Retype the opening lines of the data exactly, stopping after the line that contains "272, 300, 400, 500, 600, 700];". Skip every picture.

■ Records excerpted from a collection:
* Start *
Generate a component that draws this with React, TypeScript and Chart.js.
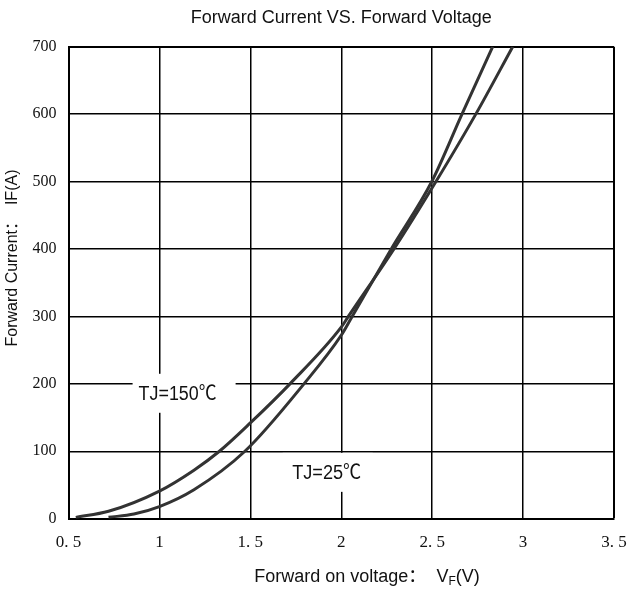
import React, { useEffect, useRef } from "react";
import { Chart, registerables } from "chart.js";

Chart.register(...registerables);

// TJ = 25 ℃ curve
const voltage25 = [0.72, 0.86, 1.0, 1.19, 1.47, 1.795, 2.0, 2.06, 2.275, 2.498, 2.664, 2.833];
const current25 = [2, 7, 18, 43, 100, 200, 272, 300, 400, 500, 600, 700];

// TJ = 150 ℃ curve
const voltage150 = [0.54, 0.72, 1.0, 1.19, 1.33, 1.5, 1.718, 2.0, 2.039, 2.29, 2.521, 2.74, 2.943];
const current150 = [2, 11, 41, 72, 100, 142, 200, 284, 300, 400, 500, 600, 700];

const xTickLabels = ["0. 5", "1", "1. 5", "2", "2. 5", "3", "3. 5"];
const yTickLabels = ["0", "100", "200", "300", "400", "500", "600", "700"];

const chartTitle = "Forward Current VS. Forward Voltage";
const yTitle = "Forward Current：  IF(A)";
const xTitleMain = "Forward on voltage：  V";
const xTitleSub = "F";
const xTitleEnd = "(V)";

const curveLabels = ["TJ=150℃", "TJ=25℃"];
const curveLabelV = [1.1, 1.92];
const curveLabelI = [186, 68];

const SANS = '"Liberation Sans", "Noto Sans CJK SC", Arial, sans-serif';
const SERIF = '"Liberation Serif", "Times New Roman", serif';

export default function App() {
  const canvasRef = useRef<HTMLCanvasElement | null>(null);

  useEffect(() => {
    const canvas = canvasRef.current;
    if (!canvas) return;

    const labelBoxes = [
      { w: 78, l: 45, r: 58, t: 19.5, b: 19.5 },
      { w: 69, l: 44, r: 46, t: 20, b: 19 },
    ];

    const annotationPlugin = {
      id: "curveAnnotations",
      beforeDatasetsDraw(chart: any) {
        const ctx = chart.ctx;
        const xs = chart.scales.x;
        const ys = chart.scales.y;
        ctx.save();
        curveLabels.forEach((txt, i) => {
          const cx = xs.getPixelForValue(curveLabelV[i]);
          const cy = ys.getPixelForValue(curveLabelI[i]);
          const bx = labelBoxes[i];
          ctx.fillStyle = "#ffffff";
          ctx.fillRect(cx - bx.l, cy - bx.t, bx.l + bx.r, bx.t + bx.b);
          ctx.fillStyle = "#111111";
          ctx.font = "20px " + SANS;
          ctx.textAlign = "center";
          ctx.textBaseline = "middle";
          ctx.fillText(txt, cx, cy + 1, bx.w);
        });
        ctx.restore();
      },
      afterDraw(chart: any) {
        const ctx = chart.ctx;
        ctx.save();
        ctx.fillStyle = "#111111";
        // y axis title
        ctx.save();
        ctx.translate(13, 258);
        ctx.rotate(-Math.PI / 2);
        ctx.font = "16px " + SANS;
        ctx.textAlign = "center";
        ctx.textBaseline = "middle";
        ctx.fillText(yTitle, 0, 0);
        ctx.restore();
        // x axis title with subscript
        const mainFont = "18px " + SANS;
        const subFont = "12px " + SANS;
        ctx.font = mainFont;
        const w1 = ctx.measureText(xTitleMain).width;
        const w3 = ctx.measureText(xTitleEnd).width;
        ctx.font = subFont;
        const w2 = ctx.measureText(xTitleSub).width;
        const total = w1 + w2 + w3;
        let x = 367 - total / 2;
        const y = 582;
        ctx.textAlign = "left";
        ctx.textBaseline = "alphabetic";
        ctx.font = mainFont;
        ctx.fillText(xTitleMain, x, y);
        x += w1;
        ctx.font = subFont;
        ctx.fillText(xTitleSub, x, y + 3);
        x += w2;
        ctx.font = mainFont;
        ctx.fillText(xTitleEnd, x, y);
        ctx.restore();
      },
    };

    const chart = new Chart(canvas, {
      type: "line",
      data: {
        datasets: [
          {
            label: curveLabels[0],
            data: voltage150.map((v, i) => ({ x: v, y: current150[i] })),
            borderColor: "#333333",
            borderWidth: 3,
            pointRadius: 0,
            fill: false,
            cubicInterpolationMode: "monotone",
          },
          {
            label: curveLabels[1],
            data: voltage25.map((v, i) => ({ x: v, y: current25[i] })),
            borderColor: "#333333",
            borderWidth: 3,
            pointRadius: 0,
            fill: false,
            cubicInterpolationMode: "monotone",
          },
        ],
      },
      options: {
        responsive: false,
        animation: false,
        devicePixelRatio: 1,
        layout: { padding: { left: 0, right: 17, top: 0, bottom: 0 } },
        plugins: {
          legend: { display: false },
          tooltip: { enabled: false },
          title: {
            display: true,
            text: chartTitle,
            fullSize: false,
            color: "#111111",
            font: { family: SANS, size: 18, weight: "normal", lineHeight: 1.2 },
            padding: { top: 7.2, bottom: 17.9 },
          },
        },
        scales: {
          x: {
            type: "linear",
            min: 0.5,
            max: 3.5,
            afterFit: (scale: any) => {
              scale.height = 72.3;
              scale.paddingRight = 0;
              scale.paddingLeft = 0;
            },
            ticks: {
              stepSize: 0.5,
              padding: 14,
              color: "#111111",
              font: { family: SERIF, size: 17 },
              maxRotation: 0,
              callback: (_v: any, index: number) => xTickLabels[index],
            },
            grid: {
              color: "#000000",
              lineWidth: (c: any) => (c.tick && c.tick.value === 3.5 ? 2 : 1.5),
              drawTicks: false,
            },
            border: { display: true, color: "#000000", width: 2 },
          },
          y: {
            type: "linear",
            min: 0,
            max: 700,
            afterFit: (scale: any) => {
              scale.width = 68.5;
              scale.paddingTop = 0;
              scale.paddingBottom = 0;
            },
            ticks: {
              stepSize: 100,
              padding: 12,
              color: "#111111",
              font: { family: SERIF, size: 16 },
              callback: (_v: any, index: number) => yTickLabels[index],
            },
            grid: {
              color: "#000000",
              lineWidth: (c: any) => (c.tick && c.tick.value === 700 ? 2 : 1.5),
              drawTicks: false,
            },
            border: { display: true, color: "#000000", width: 2 },
          },
        },
      },
      plugins: [annotationPlugin],
    } as any);

    return () => {
      chart.destroy();
    };
  }, []);

  return (
    <div style={{ position: "absolute", left: 0, top: 0, width: 631, height: 591, background: "#ffffff" }}>
      <canvas ref={canvasRef} width={631} height={591} style={{ display: "block" }} />
    </div>
  );
}
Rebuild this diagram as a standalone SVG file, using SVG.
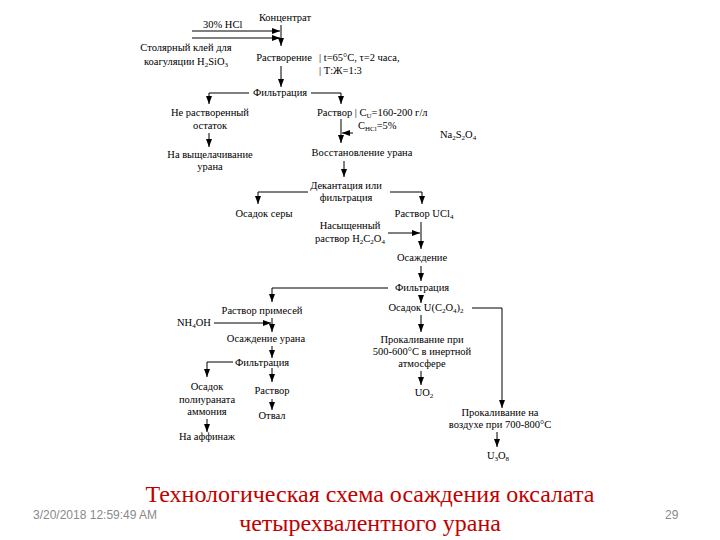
<svg xmlns="http://www.w3.org/2000/svg" width="720" height="540" viewBox="0 0 720 540">
<defs>
<marker id="ah" markerUnits="userSpaceOnUse" markerWidth="8" markerHeight="6" refX="8" refY="3" orient="auto">
<path d="M0,0 L8,3 L0,6 z" fill="#000"/>
</marker>
<style>
.t{font-family:"Liberation Serif","Times New Roman",serif;font-size:10.5px;fill:#000}
.m{text-anchor:middle}
.c line,.c polyline{stroke:#000;stroke-width:1;fill:none}
.a{marker-end:url(#ah)}
.title{font-family:"Liberation Serif","Times New Roman",serif;font-size:24px;fill:#C00000;text-anchor:middle}
.foot{font-family:"Liberation Sans",Arial,sans-serif;font-size:12px;fill:#8a8a8a}
</style>
</defs>
<rect width="720" height="540" fill="#fff"/>
<g class="c">
<line class="a" x1="281" y1="25" x2="281" y2="46"/>
<line class="a" x1="192" y1="31" x2="280" y2="31"/>
<line class="a" x1="192" y1="38" x2="280" y2="38"/>
<line class="a" x1="281" y1="66" x2="281" y2="87"/>
<polyline class="a" points="249,93 209,93 209,104"/>
<polyline class="a" points="311,93 341,93 341,104"/>
<line class="a" x1="209" y1="133" x2="209" y2="147"/>
<line class="a" x1="341" y1="119" x2="341" y2="143"/>
<line class="a" x1="353" y1="133" x2="342" y2="133"/>
<line class="a" x1="344" y1="161" x2="344" y2="177"/>
<polyline class="a" points="308,192 258,192 258,204"/>
<polyline class="a" points="390,192 422,192 422,204"/>
<line class="a" x1="421" y1="222" x2="421" y2="249"/>
<line class="a" x1="388" y1="233" x2="420" y2="233"/>
<line class="a" x1="421" y1="266" x2="421" y2="281"/>
<polyline class="a" points="388,288 272,288 272,302"/>
<line class="a" x1="421" y1="295" x2="421" y2="303"/>
<polyline class="a" points="472,308 502,308 502,408"/>
<line class="a" x1="421" y1="315" x2="421" y2="332"/>
<line class="a" x1="421" y1="371" x2="421" y2="385"/>
<line class="a" x1="497" y1="432" x2="497" y2="447"/>
<line class="a" x1="214" y1="323" x2="271" y2="323"/>
<line class="a" x1="272" y1="318" x2="272" y2="332"/>
<line class="a" x1="272" y1="346" x2="272" y2="358"/>
<polyline class="a" points="233,362 207,362 207,377"/>
<line class="a" x1="272" y1="368" x2="272" y2="382"/>
<line class="a" x1="207" y1="419" x2="207" y2="432"/>
<line class="a" x1="272" y1="399" x2="272" y2="410"/>
</g>
<g id="n-concentrate"><text class="t m" x="285" y="21">Концентрат</text></g>
<g id="n-hcl"><text class="t" x="203" y="28">30% HCl</text></g>
<g id="n-glue"><text class="t m" x="186" y="51">Столярный клей для</text><text class="t m" x="186" y="65">коагуляции H<tspan font-size="7" dy="2">2</tspan><tspan dy="-2">SiO</tspan><tspan font-size="7" dy="2">3</tspan></text></g>
<g id="n-dissolve"><text class="t m" x="284" y="61">Растворение</text><text class="t" x="319" y="61">| t=65°C, τ=2 часа,</text><text class="t" x="319" y="74">| Т:Ж=1:3</text></g>
<g id="n-filt1"><text class="t m" x="280" y="96">Фильтрация</text></g>
<g id="n-residue"><text class="t m" x="210" y="116">Не растворенный</text><text class="t m" x="210" y="129">остаток</text></g>
<g id="n-leach"><text class="t m" x="210" y="158">На выщелачивание</text><text class="t m" x="210" y="170">урана</text></g>
<g id="n-solution"><text class="t" x="317" y="116">Раствор | C<tspan font-size="7" dy="2">U</tspan><tspan dy="-2">=160-200 г/л</tspan></text><text class="t" x="358" y="129">C<tspan font-size="7" dy="2">HCl</tspan><tspan dy="-2">=5%</tspan></text></g>
<g id="n-na2s2o4"><text class="t" x="440" y="138">Na<tspan font-size="7" dy="2">2</tspan><tspan dy="-2">S</tspan><tspan font-size="7" dy="2">2</tspan><tspan dy="-2">O</tspan><tspan font-size="7" dy="2">4</tspan></text></g>
<g id="n-reduce"><text class="t m" x="362" y="156">Восстановление урана</text></g>
<g id="n-decant"><text class="t m" x="346" y="189">Декантация или</text><text class="t m" x="346" y="201">фильтрация</text></g>
<g id="n-sulfur"><text class="t m" x="264" y="217">Осадок серы</text></g>
<g id="n-ucl4"><text class="t m" x="424" y="217">Раствор UCl<tspan font-size="7" dy="2">4</tspan></text></g>
<g id="n-oxalic"><text class="t m" x="350" y="229">Насыщенный</text><text class="t m" x="350" y="242">раствор H<tspan font-size="7" dy="2">2</tspan><tspan dy="-2">C</tspan><tspan font-size="7" dy="2">2</tspan><tspan dy="-2">O</tspan><tspan font-size="7" dy="2">4</tspan></text></g>
<g id="n-precip"><text class="t m" x="422" y="261">Осаждение</text></g>
<g id="n-filt2"><text class="t m" x="422" y="291">Фильтрация</text></g>
<g id="n-uox"><text class="t m" x="426" y="311">Осадок U(C<tspan font-size="7" dy="2">2</tspan><tspan dy="-2">O</tspan><tspan font-size="7" dy="2">4</tspan><tspan dy="-2">)</tspan><tspan font-size="7" dy="2">2</tspan></text></g>
<g id="n-calc1"><text class="t m" x="422" y="343">Прокаливание при</text><text class="t m" x="422" y="355">500-600°C в инертной</text><text class="t m" x="422" y="367">атмосфере</text></g>
<g id="n-uo2"><text class="t m" x="424" y="396">UO<tspan font-size="7" dy="2">2</tspan></text></g>
<g id="n-calc2"><text class="t m" x="500" y="416">Прокаливание на</text><text class="t m" x="500" y="428">воздухе при 700-800°C</text></g>
<g id="n-u3o8"><text class="t m" x="498" y="459">U<tspan font-size="7" dy="2">3</tspan><tspan dy="-2">O</tspan><tspan font-size="7" dy="2">8</tspan></text></g>
<g id="n-impur"><text class="t m" x="262" y="314">Раствор примесей</text></g>
<g id="n-nh4oh"><text class="t" x="177" y="326">NH<tspan font-size="7" dy="2">4</tspan><tspan dy="-2">OH</tspan></text></g>
<g id="n-uprecip"><text class="t m" x="266" y="342">Осаждение урана</text></g>
<g id="n-filt3"><text class="t m" x="262" y="366">Фильтрация</text></g>
<g id="n-adu"><text class="t m" x="207" y="390">Осадок</text><text class="t m" x="207" y="403">полиураната</text><text class="t m" x="207" y="415">аммония</text></g>
<g id="n-refine"><text class="t m" x="207" y="440">На аффинаж</text></g>
<g id="n-sol2"><text class="t m" x="272" y="394">Раствор</text></g>
<g id="n-waste"><text class="t m" x="272" y="419">Отвал</text></g>
<text class="title" x="370" y="502">Технологическая схема осаждения оксалата</text>
<text class="title" x="370" y="531">четырехвалентного урана</text>
<text class="foot" x="33" y="519">3/20/2018 12:59:49 AM</text>
<text class="foot" x="665" y="519">29</text>
</svg>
* End *
■ Solved exercise:
Generate a component that draws this with React, TypeScript and Chart.js.
import React, { useEffect, useRef } from "react";
import { Chart, registerables } from "chart.js";

Chart.register(...registerables);

// TJ = 25 ℃ curve
const voltage25 = [0.72, 0.86, 1.0, 1.19, 1.47, 1.795, 2.0, 2.06, 2.275, 2.498, 2.664, 2.833];
const current25 = [2, 7, 18, 43, 100, 200, 272, 300, 400, 500, 600, 700];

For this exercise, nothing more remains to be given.